── DATA EXTRACT ──

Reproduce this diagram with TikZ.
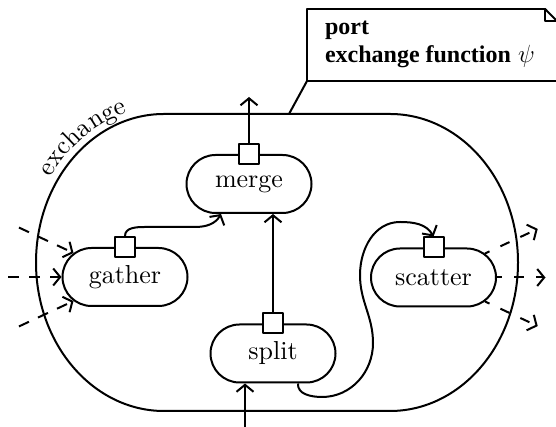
\documentclass[tikz,border=0pt]{standalone}
\usepackage{fontspec}
\newfontfamily\notefont{Liberation Serif}
\newfontfamily\labelfont{lmroman10-regular}[Extension=.otf]
\usetikzlibrary{shapes.misc,arrows.meta,decorations.text}

\tikzset{
  proc/.style={draw, rounded rectangle, minimum width=125pt, minimum height=58pt,
    inner sep=0pt, font=\labelfont\fontsize{26}{31}\selectfont},
  port/.style={draw, fill=white, rectangle, minimum size=20pt, inner sep=0pt},
  flow/.style={-{Straight Barb[length=7pt,width=17pt]}},
  inray/.style={flow, dash pattern=on 11pt off 10pt},
  outray/.style={flow, dash pattern=on 10pt off 12pt, dash phase=5pt},
  notetext/.style={anchor=base west, inner sep=0pt,
    font=\notefont\bfseries\fontsize{24}{29}\selectfont},
}

\begin{document}
\begin{tikzpicture}[x=1pt, y=1pt, line width=2pt, line join=round]
\useasboundingbox (0,0) rectangle (556,427);

% the exchange container
\draw (164,313) -- (390,313)
  arc[start angle=90, end angle=-90, x radius=128pt, y radius=148.5pt]
  -- (164,16)
  arc[start angle=270, end angle=90, x radius=128pt, y radius=148.5pt] -- cycle;
\path[decorate, decoration={text along path, text align=left,
    text={|\labelfont\fontsize{26}{31}\selectfont|exchange}}]
  ([shift={(147:135pt and 155.5pt)}]164,164.5)
  arc[start angle=147, end angle=95, x radius=135pt, y radius=155.5pt];

% processes
\node[proc] (m)  at (249,243)   {merge};
\node[proc] (g)  at (125,150)   {gather};
\node[proc] (sc) at (433.5,149.5) {scatter};
\node[proc] (s)  at (273,73.5)  {split};

% ports
\node[port] (mp)  at (m.north)  {};
\node[port] (gp)  at (g.north)  {};
\node[port] (scp) at (sc.north) {};
\node[port] (sp)  at (s.north)  {};

% free ends
\coordinate (mout) at (mp.north |- 0,330);
\coordinate (sin)  at ([xshift=-28pt]s.south |- 0,-2);
\coordinate (gi1) at ([shift={(155:117)}]g.center);
\coordinate (gi2) at ([shift={(180:117)}]g.center);
\coordinate (gi3) at ([shift={(205:117)}]g.center);
\coordinate (so1) at ([shift={(25:115)}]sc.center);
\coordinate (so2) at ([shift={(0:112)}]sc.center);
\coordinate (so3) at ([shift={(-25:115)}]sc.center);
\coordinate (hook) at (289,313);

% connectors
\draw[flow] (mp.north) -- (mout);
\draw[flow] (sin) -- ([xshift=-28pt]s.south);
\draw[flow] (sp.north) -- ([xshift=24pt]m.south);
\draw[flow] (gp.north) to[out=90,in=180] (145,200) -- (195,200)
  to[out=0,in=240] ([xshift=-28pt]m.south);
\draw[flow] ([xshift=25pt]s.south) to[out=-95,in=180] (322,30)
  to[out=0,in=-90] (373,84) to[out=90,in=-90] (360,152)
  to[out=90,in=180] (400,205) to[out=0,in=120] (scp.north);

\draw[inray] (gi1) -- (g.155);
\draw[inray] (gi2) -- (g.west);
\draw[inray] (gi3) -- (g.205);
\draw[outray] (sc.25) -- (so1);
\draw[outray] (sc.east) -- (so2);
\draw[outray] (sc.-25) -- (so3);

% note attached to the container
\draw (307,346) rectangle (558,418);
\draw[fill=white, draw=none] (545,419.5) -- (560,419.5) -- (560,405) -- cycle;
\draw (545,418) -- (557,406);
\draw (545,418) -- (545,406) -- (557,406);
\draw (hook) -- (307,346);
\node[notetext] (nport) at (324,392) {port};
\node[notetext] (nfun)  at (324,364) {exchange function\hspace{7pt}$\psi$};
\end{tikzpicture}
\end{document}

───

[STATED EXERCISE] Copy out the data above exactly, except the pictures.

[IN RESPONSE]
Reproduce this diagram with TikZ.
\documentclass[tikz,border=0pt]{standalone}
\usepackage{fontspec}
\newfontfamily\notefont{Liberation Serif}
\newfontfamily\labelfont{lmroman10-regular}[Extension=.otf]
\usetikzlibrary{shapes.misc,arrows.meta,decorations.text}

\tikzset{
  proc/.style={draw, rounded rectangle, minimum width=125pt, minimum height=58pt,
    inner sep=0pt, font=\labelfont\fontsize{26}{31}\selectfont},
  port/.style={draw, fill=white, rectangle, minimum size=20pt, inner sep=0pt},
  flow/.style={-{Straight Barb[length=7pt,width=17pt]}},
  inray/.style={flow, dash pattern=on 11pt off 10pt},
  outray/.style={flow, dash pattern=on 10pt off 12pt, dash phase=5pt},
  notetext/.style={anchor=base west, inner sep=0pt,
    font=\notefont\bfseries\fontsize{24}{29}\selectfont},
}

\begin{document}
\begin{tikzpicture}[x=1pt, y=1pt, line width=2pt, line join=round]
\useasboundingbox (0,0) rectangle (556,427);

% the exchange container
\draw (164,313) -- (390,313)
  arc[start angle=90, end angle=-90, x radius=128pt, y radius=148.5pt]
  -- (164,16)
  arc[start angle=270, end angle=90, x radius=128pt, y radius=148.5pt] -- cycle;
\path[decorate, decoration={text along path, text align=left,
    text={|\labelfont\fontsize{26}{31}\selectfont|exchange}}]
  ([shift={(147:135pt and 155.5pt)}]164,164.5)
  arc[start angle=147, end angle=95, x radius=135pt, y radius=155.5pt];

% processes
\node[proc] (m)  at (249,243)   {merge};
\node[proc] (g)  at (125,150)   {gather};
\node[proc] (sc) at (433.5,149.5) {scatter};
\node[proc] (s)  at (273,73.5)  {split};

% ports
\node[port] (mp)  at (m.north)  {};
\node[port] (gp)  at (g.north)  {};
\node[port] (scp) at (sc.north) {};
\node[port] (sp)  at (s.north)  {};

% free ends
\coordinate (mout) at (mp.north |- 0,330);
\coordinate (sin)  at ([xshift=-28pt]s.south |- 0,-2);
\coordinate (gi1) at ([shift={(155:117)}]g.center);
\coordinate (gi2) at ([shift={(180:117)}]g.center);
\coordinate (gi3) at ([shift={(205:117)}]g.center);
\coordinate (so1) at ([shift={(25:115)}]sc.center);
\coordinate (so2) at ([shift={(0:112)}]sc.center);
\coordinate (so3) at ([shift={(-25:115)}]sc.center);
\coordinate (hook) at (289,313);

% connectors
\draw[flow] (mp.north) -- (mout);
\draw[flow] (sin) -- ([xshift=-28pt]s.south);
\draw[flow] (sp.north) -- ([xshift=24pt]m.south);
\draw[flow] (gp.north) to[out=90,in=180] (145,200) -- (195,200)
  to[out=0,in=240] ([xshift=-28pt]m.south);
\draw[flow] ([xshift=25pt]s.south) to[out=-95,in=180] (322,30)
  to[out=0,in=-90] (373,84) to[out=90,in=-90] (360,152)
  to[out=90,in=180] (400,205) to[out=0,in=120] (scp.north);

\draw[inray] (gi1) -- (g.155);
\draw[inray] (gi2) -- (g.west);
\draw[inray] (gi3) -- (g.205);
\draw[outray] (sc.25) -- (so1);
\draw[outray] (sc.east) -- (so2);
\draw[outray] (sc.-25) -- (so3);

% note attached to the container
\draw (307,346) rectangle (558,418);
\draw[fill=white, draw=none] (545,419.5) -- (560,419.5) -- (560,405) -- cycle;
\draw (545,418) -- (557,406);
\draw (545,418) -- (545,406) -- (557,406);
\draw (hook) -- (307,346);
\node[notetext] (nport) at (324,392) {port};
\node[notetext] (nfun)  at (324,364) {exchange function\hspace{7pt}$\psi$};
\end{tikzpicture}
\end{document}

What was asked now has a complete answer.